It has a terrible reputation and a whopping 450 calories per slice. It’s often called a brick or a doorstop. My dear husband confused it with a box of fire starters. But it’s none of those things. Friends, we need to show more respect for….The Fruitcake.
(That means showing me a little respect, too.)
It’s the joke of the holiday season, but I’m not ashamed to admit that I love fruitcake. I savor the sticky, chewy, sugary fruit bits that stud my teeth with candied jewels. I love the thickness of each slice, which feels like a slab of cement in a man’s hand. I love the stained glass look of the ingredients shining through a molasses-colored sponge soaked in artificial flavorings. I love topping a (very) small square with a mound of whipped cream; a cloud to brighten a citrusy brownie in disguise.

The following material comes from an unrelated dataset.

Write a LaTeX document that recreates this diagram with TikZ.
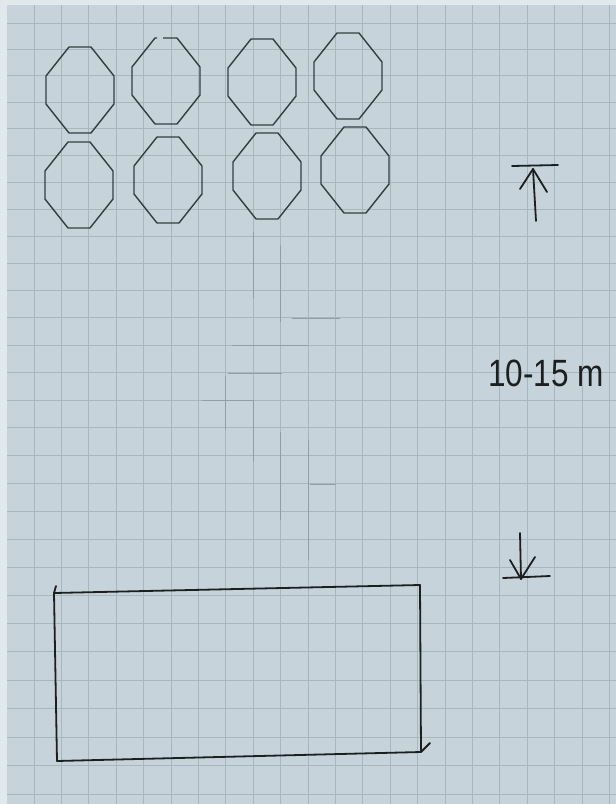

Yet just try to find a good one.
This week, I’ve searched high and low and near and far for an authentic fruitcake. The few stores that carry them stamped the seasonal dessert with a “use by” date of 2015. That competes with the shelf life of a Twinkie, so I left the confection in the display with the other 50 that remained untouched.
I called bakeries and different sweet shops to see if I could pay somebody to make one. “We decided against it this year,” most of them said. A few laughed.
Oh, no, dear bakers. You are mistaken. There’s always one nut in the area who will pay dearly for a slice of Christmas past. But since these pastry chefs have chosen to turn their noses up, I’ll put my head down and make my own.
Do I have a professional KitchenAid artisan stand mixer? Why, of course not! Do I have a finished kitchen outfitted to support such an endeavor? Why, of course not!
But I do have a vintage recipe box that contains the handwritten instructions from a few Brown and Keeney women, and I intend to make those classy ladies proud. I can do this!
Every Christmas, my mother would open the folded square of yellowed notebook paper to reveal the secrets of her mother’s famous Nut Cake. Two words — not one. It’s a cake and it contains nuts. (Even my grandmother tried to hide her embarrassment by changing the name from Fruitcake to Nut Cake.) And every year, my mother would send a prayer up to the great kitchen in the sky to ask for a little help in turning this harder-than-childbirth cake into a Christmas spectacular. Then, she would begin grating, sifting, chopping, stirring, pouring — and praying — as it was delivered into a 300 degree oven for the rest of a wintery afternoon.
More years than not, my mother would pull the Nut Cake from the oven, where her face would fall just as the cake had. Deep red maraschino cherries always sank to the bottom, creating a cake full of craters that resembled a tire stabbed with a hunting knife. My mother referred to it as The Keeney Curse. Only her mother, God rest her soul, was allowed to make a perfect Nut Cake. And if we tried, well, we’d pay for it. As in 35 dollars’ worth of wasted groceries.
I would stand near Mom’s shoulder, or in time, over it, to avoid the disappointed expression on her face. She would linger at the counter for a moment, steaming her pores with the heat of holiday hell, and then she’d toss the cake — sometimes fluted pan and all — into the trash. My father, sitting in the breakfast nook smoking his life away, would scream like a girl.
So now it’s my turn. I’m pulling out the Nut Cake recipe, and I’m trusting my new LG oven to bring great tidings of joy. But before I scoop dark raisins or crack the first of four eggs, I’ll tilt my head toward the heavens, close my eyes and silently ask my mother to once again, help me keep all my cherries in the air.
Dedicated to Mary Keeney, who passed on December 12, and to Betty Brown, who passed on December 18.